A vertex figure for an n-polytope is an (n-1)-polytope. For example, a vertex figure for a polyhedron is a polygon figure, and the vertex figure for a polychoron is a polyhedron figure.
By considering the connectivity of these neighboring vertices, a full imaginary (n-1)-polytope can be constructed for each vertex of a polytope:
- Each vertex of the vertex figure coincides with a vertex of the original polytope.
- Each edge of the vertex figure exists on or inside of a face of the original polytope connecting two alternate vertices from an original face.
- Each face of the vertex figure exists on or inside a cell of the original n-polytope (for n>3).
- ...and so on to higher order elements in higher order polytopes.
Vertex figures are the most useful for uniform polytopes because one vertex figure can imply the entire polytope.
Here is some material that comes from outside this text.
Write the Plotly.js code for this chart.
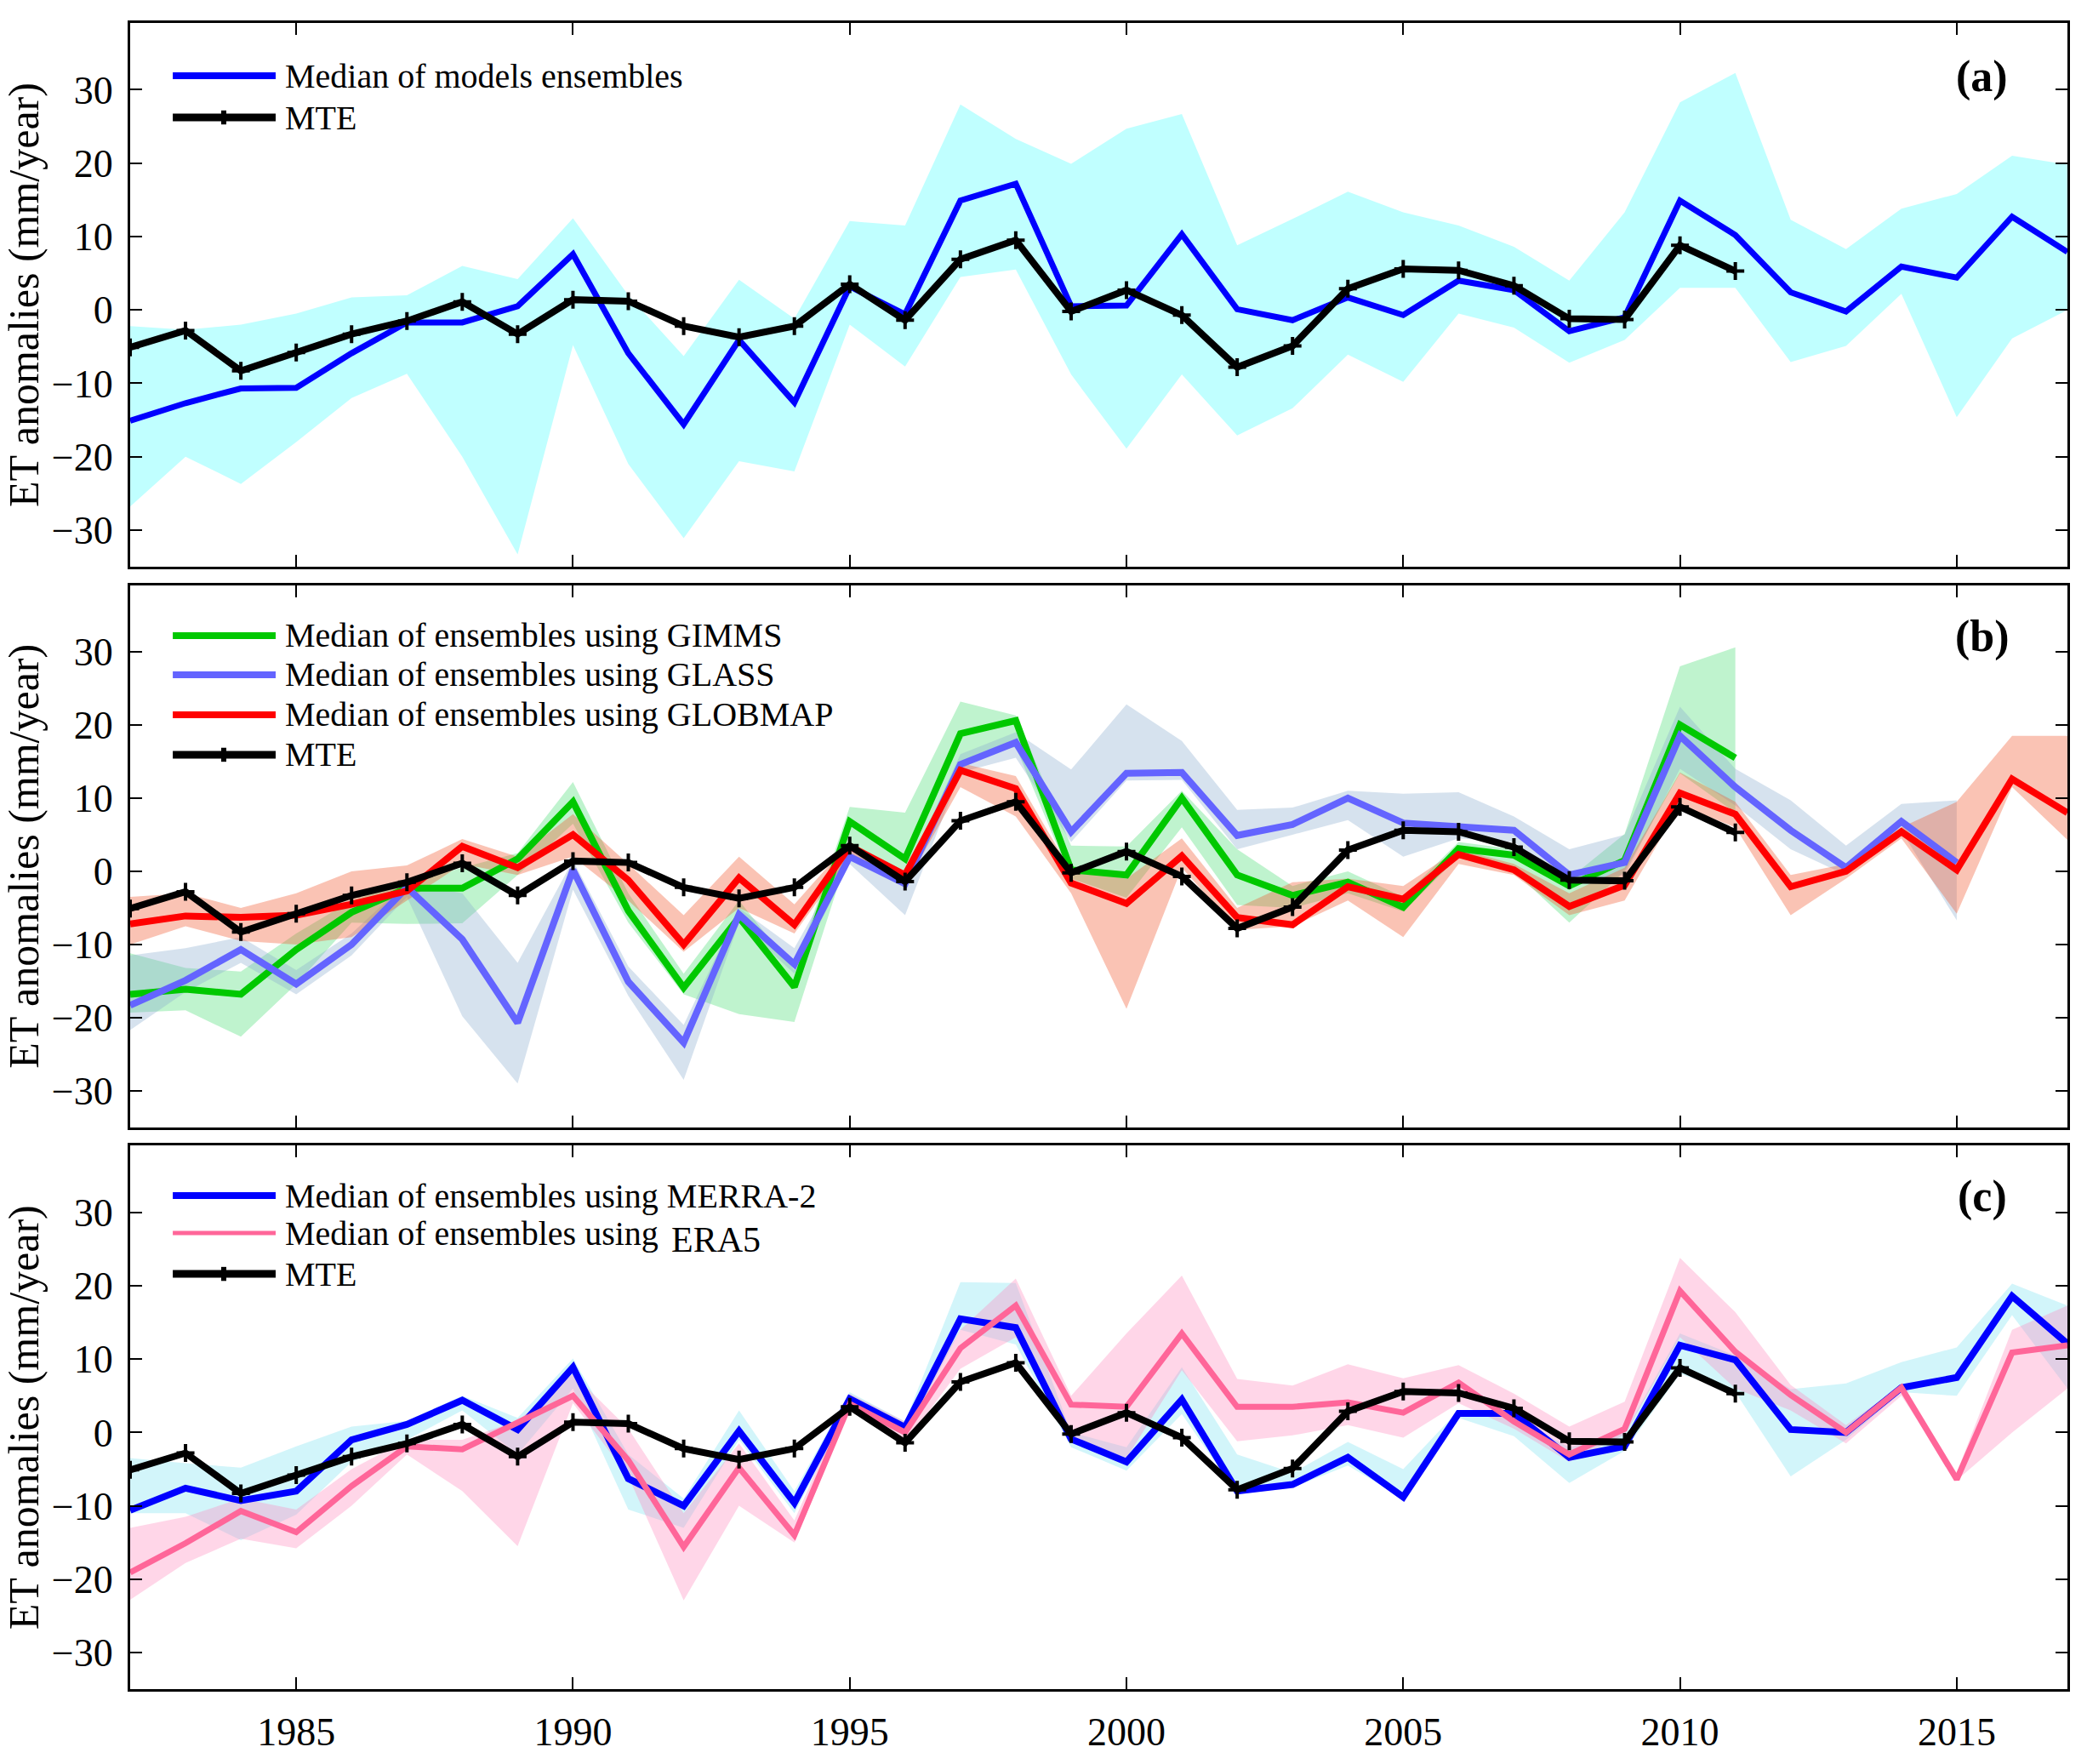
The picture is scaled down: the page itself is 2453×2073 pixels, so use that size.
<!DOCTYPE html>
<html><head><meta charset="utf-8">
<script src="https://cdn.plot.ly/plotly-3.0.1.min.js"></script>
<style>html,body{margin:0;padding:0;background:#fff}</style>
</head><body><div id="chart" style="width:2453px;height:2073px"></div>
<script>
// ---------- data ----------
const years = [1982,1983,1984,1985,1986,1987,1988,1989,1990,1991,1992,1993,1994,1995,1996,1997,1998,1999,2000,2001,2002,2003,2004,2005,2006,2007,2008,2009,2010,2011,2012,2013,2014,2015,2016,2017];
const xTicks = [1985,1990,1995,2000,2005,2010,2015];
const yTicks = [-30,-20,-10,0,10,20,30];

// MTE (1982-2011)
const mte = [-5.1,-2.8,-8.3,-5.8,-3.3,-1.5,1.1,-3.3,1.4,1.2, -2.2,-3.7,-2.2,3.5,-1.4,6.9,9.5,-0.2,2.7,-0.7, -7.8,-4.9,2.9,5.6,5.4,3.3,-1.2,-1.3,8.8,5.3];

// (a) all model ensembles
const allMed = [-15.1,-12.7,-10.7,-10.6,-5.9,-1.7,-1.7,0.5,7.6,-5.9, -15.6,-4.1,-12.6,3.2,-0.6,14.9,17.2,0.5,0.6,10.3, 0.1,-1.4,1.7,-0.7,4.0,2.7,-2.9,-1.0,14.9,10.2, 2.4,-0.2,5.9,4.4,12.7,7.9];
const allUp  = [-2.2,-2.7,-2.0,-0.5,1.7,2.0,6.0,4.2,12.5,2.0, -6.3,4.1,-1.2,12.1,11.5,28.0,23.3,19.9,24.7,26.7, 8.8,12.4,16.1,13.3,11.5,8.6,4.0,13.3,28.3,32.3, 12.3,8.3,13.8,15.8,21.0,19.8];
const allLo  = [-26.8,-20.0,-23.7,-18.0,-12.0,-8.7,-20.0,-33.3,-4.8,-21.0, -31.1,-20.6,-22.0,-2.0,-7.7,4.5,5.5,-8.8,-18.9,-8.8, -17.1,-13.4,-6.1,-9.8,-0.5,-2.4,-7.2,-4.1,3.0,3.0, -7.1,-4.9,2.2,-14.6,-3.9,0.0];

// (b) GIMMS (1982-2011)
const gimms   = [-16.8,-16.1,-16.8,-10.7,-5.6,-2.3,-2.3,1.7,9.5,-5.4, -15.9,-6.3,-15.8,6.8,1.7,18.8,20.6,0.2,-0.5,10.0, -0.5,-3.3,-1.5,-4.9,3.1,2.2,-2.0,1.5,20.0,15.5];
const gimmsUp = [-11.2,-13.2,-13.7,-8.5,-4.0,-1.5,0.5,2.5,12.2,-3.0, -14.0,-4.0,-13.5,8.8,8.0,23.2,21.3,3.5,3.4,11.0, 3.0,-2.0,0.0,-3.5,4.0,3.0,-1.0,5.1,28.0,30.6];
const gimmsLo = [-19.3,-19.0,-22.6,-15.4,-7.0,-7.2,-7.1,-0.5,6.5,-7.0, -16.8,-19.5,-20.6,3.0,-2.0,15.0,17.0,-1.0,-3.6,6.0, -4.6,-5.0,-3.0,-5.5,2.0,0.0,-7.0,0.0,13.4,8.0];
// (b) GLASS (1982-2015)
const glass   = [-18.3,-14.9,-10.7,-15.4,-10.0,-2.2,-9.3,-20.7,0.2,-15.1, -23.4,-5.9,-12.7,2.0,-1.7,14.6,17.6,5.4,13.4,13.5, 4.9,6.4,10.0,6.6,6.1,5.6,-0.5,1.2,18.5,11.5, 5.6,0.5,6.8,1.2];
const glassUp = [-11.5,-10.5,-9.0,-13.5,-8.5,-1.5,-3.0,-12.5,1.5,-13.0, -21.0,-5.0,-10.5,3.0,-0.5,16.0,19.0,13.9,22.8,17.8, 8.4,8.7,11.0,10.6,10.8,7.5,3.0,5.0,22.5,14.0, 9.7,3.5,9.2,9.7];
const glassLo = [-21.7,-16.5,-12.5,-16.8,-11.5,-3.5,-19.8,-29.0,-2.5,-17.0, -28.5,-7.0,-14.0,1.0,-6.0,13.5,15.5,4.0,12.4,12.5, 3.0,5.0,7.0,2.0,4.5,4.0,-1.5,-0.5,14.0,9.0, 3.0,-0.5,5.5,-6.7];
// (b) GLOBMAP (1982-2017)
const globmap = [-7.2,-6.1,-6.3,-6.0,-4.5,-2.7,3.4,0.5,5.0,-1.2, -10.0,-0.9,-7.3,3.4,-0.5,13.8,11.3,-1.6,-4.4,2.1, -6.3,-7.3,-2.1,-3.8,2.3,0.2,-4.8,-1.9,10.7,7.8, -2.1,0.0,5.4,0.2,12.6,8.0];
const globUp  = [-3.5,-3.0,-5.0,-3.0,0.0,0.8,4.4,2.0,7.8,1.0, -6.0,2.0,-4.5,4.0,0.0,14.8,13.0,0.0,-1.0,4.5, -5.0,-1.5,-1.0,-2.0,3.0,1.0,-3.0,0.5,13.5,9.5, -0.5,1.0,6.0,9.5,18.5,18.5];
const globLo  = [-10.0,-7.5,-9.5,-10.0,-9.0,-4.0,1.0,-0.5,2.0,-4.0, -11.0,-5.0,-8.5,2.0,-2.0,11.5,7.5,-3.0,-18.8,0.5, -8.0,-7.5,-4.0,-9.0,1.0,-0.5,-6.0,-4.0,9.0,6.0, -6.0,-1.0,4.5,-5.8,11.5,4.3];

// (c) MERRA-2 (1982-2017)
const merra   = [-10.6,-7.6,-9.3,-8.0,-1.0,1.1,4.4,0.4,8.9,-6.3, -10.0,0.2,-9.6,4.6,0.7,15.5,14.3,-0.9,-4.0,4.5, -8.0,-7.1,-3.4,-8.8,2.6,2.6,-3.4,-1.9,11.9,9.9, 0.4,0.0,6.1,7.5,18.6,12.1];
const merraUp = [-3.5,-4.2,-4.8,-1.9,0.8,1.6,5.0,2.0,10.1,-3.0, -9.0,3.0,-8.0,5.5,1.5,20.5,20.4,0.0,-2.0,8.9, -3.0,-5.5,-1.3,-5.0,3.0,2.0,-2.0,0.0,13.5,10.5, 5.9,6.7,9.6,11.6,20.3,17.3];
const merraLo = [-11.0,-11.0,-14.7,-11.2,-4.0,-1.0,3.0,-3.0,6.0,-10.5, -13.0,-1.0,-11.0,3.5,-0.5,14.0,12.0,-2.0,-5.2,2.5, -8.4,-7.5,-4.5,-9.0,2.0,-0.5,-6.9,-2.5,8.0,5.5, -6.0,-1.0,5.5,5.0,16.0,6.0];
// (c) ERA5 (1982-2017)
const era5    = [-19.1,-15.1,-10.7,-13.6,-7.3,-1.9,-2.3,1.4,5.0,-3.8, -15.6,-4.8,-14.0,3.9,0.0,11.5,17.3,3.8,3.5,13.5, 3.5,3.5,4.1,2.7,6.8,1.5,-3.0,0.5,19.3,11.0, 5.1,0.0,6.1,-6.4,10.9,11.9];
const eraUp   = [-13.0,-11.5,-9.0,-10.5,-5.0,-1.0,-1.0,1.6,8.0,0.5, -11.0,-1.5,-12.0,5.3,1.5,14.0,21.0,5.0,13.5,21.4, 7.3,6.4,9.3,7.4,9.2,5.3,0.8,4.2,23.8,16.4, 6.5,1.0,6.5,-5.5,14.0,17.3];
const eraLo   = [-22.8,-17.8,-14.5,-15.8,-10.0,-3.0,-8.0,-15.5,4.0,-6.0, -22.9,-10.0,-15.0,3.0,-1.5,8.7,13.0,-0.5,-3.5,8.5, -1.2,-0.4,1.0,-0.7,4.0,0.5,-4.0,-0.3,13.0,6.0, 3.0,-1.5,5.0,-6.5,0.0,6.0];

// ---------- styling ----------
const FONT = '"Liberation Serif", "Times New Roman", Times, serif';
const C = {
  blue:'#0000ff', green:'#00c800', glass:'#6464ff', red:'#ff0000', pink:'#ff6699', black:'#000000',
  cyanA:'rgb(192,255,255)',
  gimmsF:'rgba(72,221,115,0.35)', glassF:'rgba(138,172,206,0.35)', globF:'rgba(241,84,41,0.35)',
  merraF:'rgba(126,226,241,0.35)', eraF:'rgba(255,138,189,0.35)'
};
const LW = 8;

function band(up, lo, color, xa, ya){
  const n = up.length;
  const xs = years.slice(0,n);
  return {x: xs.concat(xs.slice().reverse()), y: up.concat(lo.slice().reverse()),
    type:'scatter', mode:'lines', fill:'toself', fillcolor:color, line:{width:0},
    hoverinfo:'skip', showlegend:false, xaxis:xa, yaxis:ya};
}
function med(vals, color, xa, ya, name, w){
  return {x: years.slice(0, vals.length), y: vals, type:'scatter', mode:'lines', name:name,
    line:{color:color, width:w||LW}, showlegend:false, xaxis:xa, yaxis:ya};
}
function mteTrace(xa, ya){
  return {x: years.slice(0, mte.length), y: mte, type:'scatter', mode:'lines+markers', name:'MTE',
    line:{color:C.black, width:LW}, marker:{symbol:'cross-thin', size:15, color:C.black, line:{width:4, color:C.black}},
    showlegend:false, xaxis:xa, yaxis:ya};
}

const traces = [
  band(allUp, allLo, C.cyanA, 'x', 'y'),
  med(allMed, C.blue, 'x', 'y', 'Median of models ensembles', 7),
  mteTrace('x','y'),

  band(gimmsUp, gimmsLo, C.gimmsF, 'x2', 'y2'),
  band(glassUp, glassLo, C.glassF, 'x2', 'y2'),
  band(globUp, globLo, C.globF, 'x2', 'y2'),
  med(gimms, C.green, 'x2', 'y2', 'Median of ensembles using GIMMS'),
  med(glass, C.glass, 'x2', 'y2', 'Median of ensembles using GLASS'),
  med(globmap, C.red, 'x2', 'y2', 'Median of ensembles using GLOBMAP'),
  mteTrace('x2','y2'),

  band(merraUp, merraLo, C.merraF, 'x3', 'y3'),
  band(eraUp, eraLo, C.eraF, 'x3', 'y3'),
  med(merra, C.blue, 'x3', 'y3', 'Median of ensembles using MERRA-2'),
  med(era5, C.pink, 'x3', 'y3', 'Median of ensembles using ERA5', 7),
  mteTrace('x3','y3')
];

function xax(anchor, labels){
  return {range:[1982,2017], tickvals:xTicks, ticktext:xTicks.map(String), showticklabels:labels,
    ticks:'inside', ticklen:14, tickwidth:2, tickcolor:'#000', showline:true, linewidth:3, linecolor:'#000',
    mirror:'ticks', showgrid:false, zeroline:false, anchor:anchor, ticklabelstandoff:8,
    tickfont:{family:FONT, size:46, color:'#000'}};
}
function yax(anchor, domain){
  return {range:[-35,39.1], tickvals:yTicks, ticks:'inside', ticklen:14, tickwidth:2, tickcolor:'#000',
    showline:true, linewidth:3, linecolor:'#000', mirror:'ticks', showgrid:false, zeroline:false,
    anchor:anchor, domain:domain, ticklabelstandoff:8,
    tickfont:{family:FONT, size:46, color:'#000'},
    title:{text:'ET anomalies (mm/year)', font:{family:FONT, size:50, color:'#000'}, standoff:8}};
}

// manual legends (paper coords)
const LX0 = 0.0220, LX1 = 0.0751, LXM = 0.0483, LTX = 0.0791;
const legendRows = [
  {y:0.9683, color:C.blue, w:8, text:'Median of models ensembles'},
  {y:0.9433, color:C.black, w:9, text:'MTE', marker:true},
  {y:0.6323, color:C.green, w:8, text:'Median of ensembles using GIMMS'},
  {y:0.6088, color:C.glass, w:8, text:'Median of ensembles using GLASS'},
  {y:0.5848, color:C.red, w:8, text:'Median of ensembles using GLOBMAP'},
  {y:0.5608, color:C.black, w:9, text:'MTE', marker:true},
  {y:0.2962, color:C.blue, w:8, text:'Median of ensembles using MERRA-2'},
  {y:0.2737, color:C.pink, w:5, text:'Median of ensembles using', extra:'ERA5'},
  {y:0.2492, color:C.black, w:9, text:'MTE', marker:true}
];
const shapes = [], annotations = [];
legendRows.forEach(r => {
  shapes.push({type:'line', xref:'paper', yref:'paper', x0:LX0, x1:LX1, y0:r.y, y1:r.y, line:{color:r.color, width:r.w}});
  if (r.marker) shapes.push({type:'line', xref:'paper', yref:'paper', x0:LXM, x1:LXM, y0:r.y-0.0042, y1:r.y+0.0042, line:{color:C.black, width:6}});
  annotations.push({xref:'paper', yref:'paper', x:LTX, y:r.y, xanchor:'left', yanchor:'middle', showarrow:false,
    text:r.text, font:{family:FONT, size:40, color:'#000'}});
  if (r.extra) annotations.push({xref:'paper', yref:'paper', x:0.2784, y:r.y-0.0040, xanchor:'left', yanchor:'middle', showarrow:false,
    text:r.extra, font:{family:FONT, size:42, color:'#000'}});
});
[['(a)',0.9678],['(b)',0.6318],['(c)',0.2957]].forEach(p => {
  annotations.push({xref:'paper', yref:'paper', x:0.956, y:p[1], xanchor:'center', yanchor:'middle', showarrow:false,
    text:'<b>'+p[0]+'</b>', font:{family:FONT, size:52, color:'#000'}});
});

const layout = {
  width:2453, height:2073, margin:{l:153, r:23, t:27, b:88},
  paper_bgcolor:'#fff', plot_bgcolor:'#fff', showlegend:false,
  font:{family:FONT, color:'#000'},
  xaxis: xax('y', false), yaxis: yax('x', [0.6736, 1]),
  xaxis2: xax('y2', false), yaxis2: yax('x2', [0.3371, 0.6626]),
  xaxis3: xax('y3', true), yaxis3: yax('x3', [0, 0.3261]),
  shapes: shapes, annotations: annotations
};

Plotly.newPlot('chart', traces, layout, {staticPlot:true, displayModeBar:false});
</script></body></html>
For polyhedra, the vertex figure can be represented by a vertex configuration notation, by listing the faces in sequence around a vertex. For example 3.4.4.4 is a vertex with one triangle and 3 squares, and it represents the rhombicuboctahedron.
If the polytope is vertex-transitive, the vertex figure will exist in a hyperplane surface of the n-space. In general the vertex figure need not be planar.
Also nonconvex polyhedra, the vertex figure may also be nonconvex. Uniform polytopes can have either star polygon faces and vertex figures for instance.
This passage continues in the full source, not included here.